### Direction
Without the pictures, print the lines running from the beginning of the material to the line containing "(0,0) rectangle (811,449);", both ends included.

### Data
☆ ☆ ☆ ☆ ☆ ☆ ☆

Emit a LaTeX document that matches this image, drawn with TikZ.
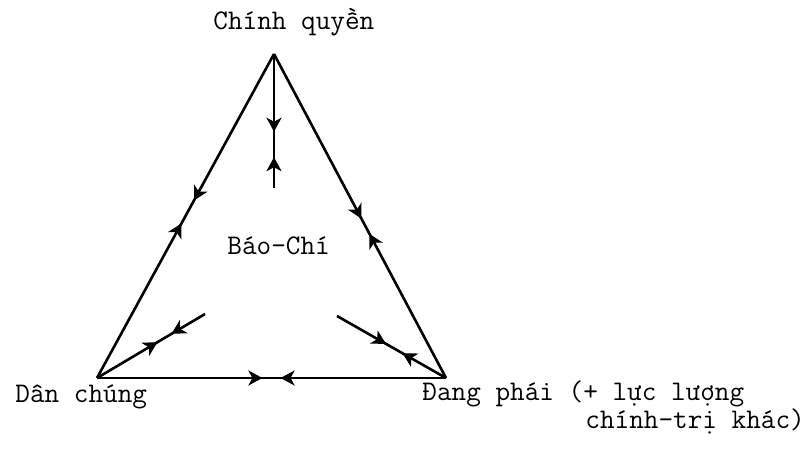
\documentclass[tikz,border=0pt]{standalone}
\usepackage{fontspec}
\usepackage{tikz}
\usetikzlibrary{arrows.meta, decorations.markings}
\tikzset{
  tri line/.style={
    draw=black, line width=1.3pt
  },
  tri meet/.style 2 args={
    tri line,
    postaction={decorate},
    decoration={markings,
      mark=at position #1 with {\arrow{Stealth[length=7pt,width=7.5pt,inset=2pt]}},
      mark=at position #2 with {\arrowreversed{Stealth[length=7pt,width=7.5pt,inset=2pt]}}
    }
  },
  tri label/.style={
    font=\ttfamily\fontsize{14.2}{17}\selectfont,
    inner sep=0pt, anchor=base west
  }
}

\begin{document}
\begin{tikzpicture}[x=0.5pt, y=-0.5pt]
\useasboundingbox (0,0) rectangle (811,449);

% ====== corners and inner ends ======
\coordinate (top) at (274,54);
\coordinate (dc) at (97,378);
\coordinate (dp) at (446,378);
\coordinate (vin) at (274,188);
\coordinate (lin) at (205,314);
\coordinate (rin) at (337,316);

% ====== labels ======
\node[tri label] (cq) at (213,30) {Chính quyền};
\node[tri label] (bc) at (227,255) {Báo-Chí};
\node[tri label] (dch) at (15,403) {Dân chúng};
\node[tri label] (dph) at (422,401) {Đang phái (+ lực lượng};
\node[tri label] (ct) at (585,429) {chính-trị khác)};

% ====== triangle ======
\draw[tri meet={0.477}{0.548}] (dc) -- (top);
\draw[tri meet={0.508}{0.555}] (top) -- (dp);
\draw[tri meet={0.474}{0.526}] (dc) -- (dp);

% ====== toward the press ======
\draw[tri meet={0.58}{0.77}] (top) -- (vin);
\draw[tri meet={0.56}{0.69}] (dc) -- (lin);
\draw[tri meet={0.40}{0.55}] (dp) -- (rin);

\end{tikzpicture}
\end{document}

☆ ☆ ☆ ☆ ☆ ☆ ☆

### Problem solution
Emit a LaTeX document that matches this image, drawn with TikZ.
\documentclass[tikz,border=0pt]{standalone}
\usepackage{fontspec}
\usepackage{tikz}
\usetikzlibrary{arrows.meta, decorations.markings}
\tikzset{
  tri line/.style={
    draw=black, line width=1.3pt
  },
  tri meet/.style 2 args={
    tri line,
    postaction={decorate},
    decoration={markings,
      mark=at position #1 with {\arrow{Stealth[length=7pt,width=7.5pt,inset=2pt]}},
      mark=at position #2 with {\arrowreversed{Stealth[length=7pt,width=7.5pt,inset=2pt]}}
    }
  },
  tri label/.style={
    font=\ttfamily\fontsize{14.2}{17}\selectfont,
    inner sep=0pt, anchor=base west
  }
}

\begin{document}
\begin{tikzpicture}[x=0.5pt, y=-0.5pt]
\useasboundingbox (0,0) rectangle (811,449);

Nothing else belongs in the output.